Pero había un detalle que deslucía la imponente imagen de este descomunal vehículo aéreo: la cruz esvástica, símbolo del Nacional Socialismo, estaba pintada en sus timones. Ocurre que éste y otros dirigibles, orgullo de la ingeniería alemana.
Cinco horas históricas
En el marco de una expedición promocional, en 1929 el Graf Zeppelin concretó la vuelta al mundo en 21 días haciendo escalas en Tokio, San Francisco y Nueva York. En 1930 llegó por primera vez a América del Sur en un viaje triangular sobre el Océano Atlántico, realizado entre el 15 de mayo y el 5 de junio. Finalmente, en la temporada de 1934 prolongó hasta la Argentina uno de sus habituales viajes a Río de Janeiro. El propio Hugo Eckener comandó el dirigible hacia nuestro país. Había salido de Alemania el 24 de junio, un día más tarde volaba al anochecer sobre las costas de Africa y el miércoles 27 estaba en Brasil. En Buenos Aires se esperaba su arribo desde hacía varias semanas, ya que los medios de comunicación de la época anticiparon su viaje. “El más popular y conocido de los transportes aéreos surcará triunfalmente los cielos de nuestra patria. Ni vientos ni huracanes pueden contra su magnífica contextura. Es, en fin, un triunfo definitivo de la ciencia alemana”, afirmaba Caras y Caretas.

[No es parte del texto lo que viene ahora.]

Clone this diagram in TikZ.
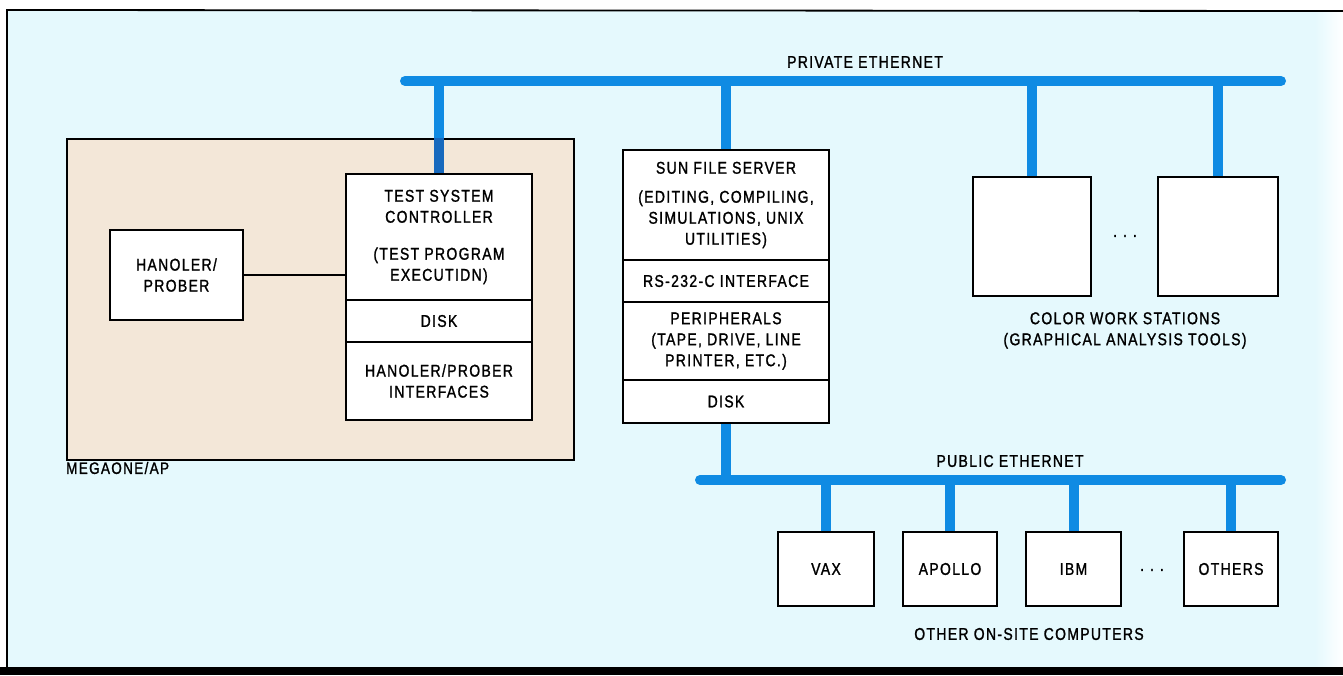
\documentclass[tikz,border=0pt]{standalone}
\usepackage{fontspec}
\setmainfont{Liberation Sans}[FakeStretch=0.82,LetterSpace=8,FakeBold=1.3]
\definecolor{bgc}{HTML}{E5F9FD}
\definecolor{beige}{HTML}{F3E7D8}
\definecolor{netblue}{HTML}{0F8BE3}
\definecolor{darkblue}{HTML}{1769BD}
\newcommand{\diagfont}{\fontsize{17}{21}\selectfont}
\tikzset{
  box/.style={draw=black, line width=1.8pt, fill=white, inner sep=0pt, align=center, font=\diagfont},
  lbl/.style={inner sep=0pt, align=center, font=\diagfont},
  bus/.style={line width=10pt, draw=netblue, line cap=round},
  drop/.style={line width=10pt, draw=netblue},
}
\begin{document}
\begin{tikzpicture}[x=1pt,y=-1pt]
\useasboundingbox (0,0) rectangle (1343,675);
% background and frame
\fill[bgc] (7,10) rectangle (1343,667);
\shade[left color=bgc, right color=white] (1315,10) rectangle (1343,667);
\draw[line width=1.8pt] (1343,11) -- (7,10) -- (7,667);
\fill[black] (0,667) rectangle (1343,675);

% MegaOne enclosure
\node[draw=black, line width=1.8pt, fill=beige, minimum width=507pt, minimum height=321pt, inner sep=0pt] (mega) at (320.5,299.5) {};
\node[lbl, anchor=west, font=\fontsize{16.5}{18}\selectfont] (megalbl) at (66,468) {MEGAONE/AP};

% buses
\coordinate (pbl) at (405,81);
\coordinate (pbr) at (1281,81);
\coordinate (ubl) at (700,480);
\coordinate (ubr) at (1281,480);
\draw[bus] (pbl) -- (pbr);
\draw[bus] (ubl) -- (ubr);
\node[lbl] (privlbl) at (865,62) {PRIVATE ETHERNET};
\node[lbl] (publbl) at (1010,461) {PUBLIC ETHERNET};

% test system stack
\node[box, minimum width=186pt, minimum height=126pt] (tsc) at (439,237) {TEST SYSTEM\\CONTROLLER\\[16pt](TEST PROGRAM\\EXECUTIDN)};
\node[box, minimum width=186pt, minimum height=42pt] (disk1) at (439,321) {DISK};
\node[box, minimum width=186pt, minimum height=78pt] (hpi) at (439,381) {HANOLER/PROBER\\INTERFACES};
\node[box, minimum width=133pt, minimum height=90pt] (hp) at (176.5,275) {HANOLER/\\PROBER};
\draw[line width=1.5pt] (hp.east) -- (hp.east -| tsc.west);
\draw[drop] (tsc.north) -- (tsc.north |- pbl);
\draw[drop, draw=darkblue] (tsc.north) -- (tsc.north |- mega.north);

% sun file server stack
\node[box, minimum width=206pt, minimum height=110pt] (sun) at (726,205) {SUN FILE SERVER\\[8pt](EDITING, COMPILING,\\SIMULATIONS, UNIX\\UTILITIES)};
\node[box, minimum width=206pt, minimum height=42pt] (rs) at (726,281) {RS-232-C INTERFACE};
\node[box, minimum width=206pt, minimum height=78pt] (peri) at (726,341) {PERIPHERALS\\(TAPE, DRIVE, LINE\\PRINTER, ETC.)};
\node[box, minimum width=206pt, minimum height=43pt] (disk2) at (726,401.5) {DISK};
\draw[drop] (sun.north) -- (sun.north |- pbl);
\draw[drop] (disk2.south) -- (disk2.south |- ubl);

% color workstations
\node[box, minimum width=118pt, minimum height=119pt] (ws1) at (1032,236.5) {};
\node[box, minimum width=120pt, minimum height=119pt] (ws2) at (1218,236.5) {};
\node[lbl] (wsdots) at (1125,236) {.\hspace{6pt}.\hspace{6pt}.};
\draw[drop] (ws1.north) -- (ws1.north |- pbl);
\draw[drop] (ws2.north) -- (ws2.north |- pbl);
\node[lbl] (wslbl) at (1125,330.5) {COLOR WORK STATIONS\\(GRAPHICAL ANALYSIS TOOLS)};

% other on-site computers
\node[box, minimum width=96pt, minimum height=74pt] (vax) at (826,569) {VAX};
\node[box, minimum width=94pt, minimum height=74pt] (apollo) at (950,569) {APOLLO};
\node[box, minimum width=95pt, minimum height=74pt] (ibm) at (1073.5,569) {IBM};
\node[box, minimum width=94pt, minimum height=74pt] (others) at (1231,569) {OTHERS};
\node[lbl] (pcdots) at (1152,570) {.\hspace{6pt}.\hspace{6pt}.};
\foreach \n in {vax,apollo,ibm,others}{\draw[drop] (\n.north) -- (\n.north |- ubl);}
\node[lbl] (pclbl) at (1029,634) {OTHER ON-SITE COMPUTERS};
\end{tikzpicture}
\end{document}
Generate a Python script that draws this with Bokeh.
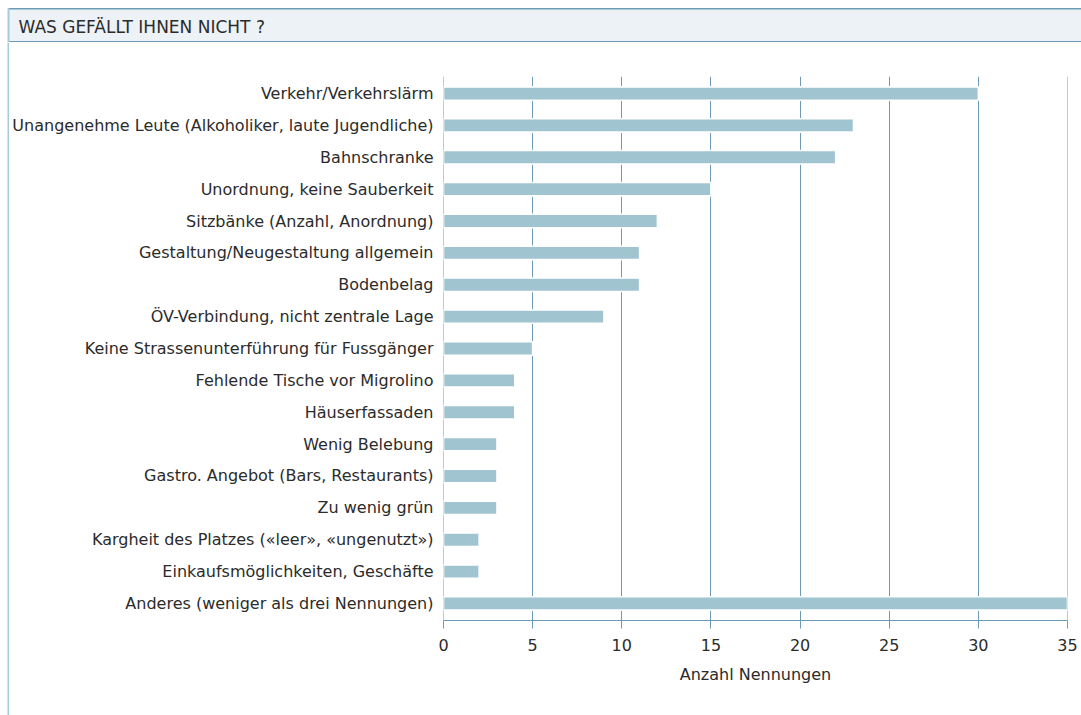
from bokeh.plotting import figure
from bokeh.models import FactorRange, Range1d, Span
from bokeh.layouts import row, column
from bokeh.core.properties import value
from bokeh.embed import file_html
from bokeh.resources import INLINE

categories = [
    "Verkehr/Verkehrslärm",
    "Unangenehme Leute (Alkoholiker, laute Jugendliche)",
    "Bahnschranke",
    "Unordnung, keine Sauberkeit",
    "Sitzbänke (Anzahl, Anordnung)",
    "Gestaltung/Neugestaltung allgemein",
    "Bodenbelag",
    "ÖV-Verbindung, nicht zentrale Lage",
    "Keine Strassenunterführung für Fussgänger",
    "Fehlende Tische vor Migrolino",
    "Häuserfassaden",
    "Wenig Belebung",
    "Gastro. Angebot (Bars, Restaurants)",
    "Zu wenig grün",
    "Kargheit des Platzes («leer», «ungenutzt»)",
    "Einkaufsmöglichkeiten, Geschäfte",
    "Anderes (weniger als drei Nennungen)",
]
counts = [30, 23, 22, 15, 12, 11, 11, 9, 5, 4, 4, 3, 3, 3, 2, 2, 35]
x_ticks = [0, 5, 10, 15, 20, 25, 30, 35]
title_text = "WAS GEFÄLLT IHNEN NICHT ?"
x_label = "Anzahl Nennungen"

FONT = "DejaVu Sans"
FS = "16px"
TEXT = "#2b2b2b"
LINE = "#6d9bb6"
BAR = "#a0c5d0"
BAND = "#edf2f6"
LEFT = "#a9cad8"

W, H = 1081, 715
HH = 42           # header height (incl. 8px top margin)
PAD = 9           # left strip width


def deco_fig(w, h):
    f = figure(width=w, height=h, x_range=Range1d(0, w), y_range=Range1d(h, 0),
               output_backend="svg", toolbar_location=None, min_border=0,
               x_axis_type=None, y_axis_type=None)
    f.background_fill_color = "white"
    f.border_fill_color = "white"
    f.outline_line_color = None
    f.grid.visible = False
    f.frame_align = False
    return f


# header band
header = deco_fig(W, HH)
header.quad(left=[8], right=[W], top=[8], bottom=[HH], fill_color=BAND, line_color=None)
header.quad(left=[8], right=[W], top=[7.5], bottom=[9], fill_color=LINE, line_color=None)
header.quad(left=[8], right=[W], top=[HH - 1.5], bottom=[HH], fill_color=LINE, line_color=None)
header.quad(left=[7], right=[9], top=[8], bottom=[HH], fill_color=LEFT, line_color=None)
header.text(x=[18], y=[26], text=[title_text], text_font=value(FONT), text_font_size="17px",
            text_color=TEXT, text_baseline="middle", text_align="left")

# left border strip
strip = deco_fig(PAD, H - HH)
strip.quad(left=[7], right=[9], top=[0], bottom=[H - HH], fill_color=LEFT, line_color=None)

# main chart
factors = list(reversed(categories))
p = figure(width=W - PAD, height=H - HH,
           y_range=FactorRange(factors=factors, range_padding=0.004),
           x_range=(0, 35), output_backend="svg", toolbar_location=None,
           min_border_left=442 - PAD, min_border_right=14,
           min_border_top=76 - HH, min_border_bottom=95)
p.frame_align = False
p.outline_line_color = None
p.background_fill_color = "white"
p.border_fill_color = "white"

p.add_layout(Span(location=0, dimension="height", line_color=LINE, line_width=1, level="underlay"))
p.add_layout(Span(location=35, dimension="height", line_color=LINE, line_width=1, level="underlay"))

p.hbar(y=categories, right=counts, left=0, height=0.42, fill_color=BAR,
       line_color="white", line_width=1.6)

p.xaxis.ticker = x_ticks
p.xaxis.axis_label = x_label
p.xaxis.axis_line_color = LINE
p.xaxis.axis_line_width = 1
p.xaxis.major_tick_line_color = LINE
p.xaxis.major_tick_out = 8
p.xaxis.major_tick_in = 0
p.xaxis.minor_tick_line_color = None
p.xaxis.major_label_text_font = FONT
p.xaxis.major_label_text_font_size = FS
p.xaxis.major_label_text_color = TEXT
p.xaxis.major_label_standoff = 10
p.xaxis.axis_label_text_font = FONT
p.xaxis.axis_label_text_font_size = FS
p.xaxis.axis_label_text_font_style = "normal"
p.xaxis.axis_label_text_color = TEXT
p.xaxis.axis_label_standoff = 11

p.yaxis.axis_line_color = None
p.yaxis.major_tick_line_color = None
p.yaxis.minor_tick_line_color = None
p.yaxis.major_tick_out = 0
p.yaxis.major_tick_in = 0
p.yaxis.minor_tick_out = 0
p.yaxis.minor_tick_in = 0
p.yaxis.major_label_text_font = FONT
p.yaxis.major_label_text_font_size = FS
p.yaxis.major_label_text_color = TEXT
p.yaxis.major_label_standoff = 10

p.xgrid.grid_line_color = LINE
p.xgrid.grid_line_width = 1
p.ygrid.grid_line_color = None

layout = column(header, row(strip, p, spacing=0), spacing=0)

open("out.html", "w").write(file_html(layout, INLINE))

Finalmente, a las 5.45 del 30 de junio de 1934, la ciudad de Buenos Aires vio aparecer la silueta del dirigible. Tras ingresar sobre la Dársena Norte escoltado por varios aviones del Ejército, saludado además por las sirenas de los barcos y la del diario La Prensa, sobrevoló durante dos horas distintos barrios porteños. A las 7.45 puso proa a Campo de Mayo, donde lo esperaba una multitud -estimada por el diario El Mundo en 50.000 personas- que había concurrido en 18.000 automóviles. A las 8.47 el “inmenso barco aéreo”, según definió el diario La Nación, quedó amarrado a tierra durante una hora exacta, en cuyo transcurso se cargaron 4.000 litros de agua, once sacas con 135 kilogramos de correspondencia y subieron veinte pasajeros (el máximo permitido), once con destino a Río de Janeiro y los restantes a Friedrichshafen, puerto de origen del Graf Zeppelin. Luego emprendió el regreso en la misma dirección por donde había llegado. A las 10.40, visto desde la Costanera, era apenas una mancha en el horizonte.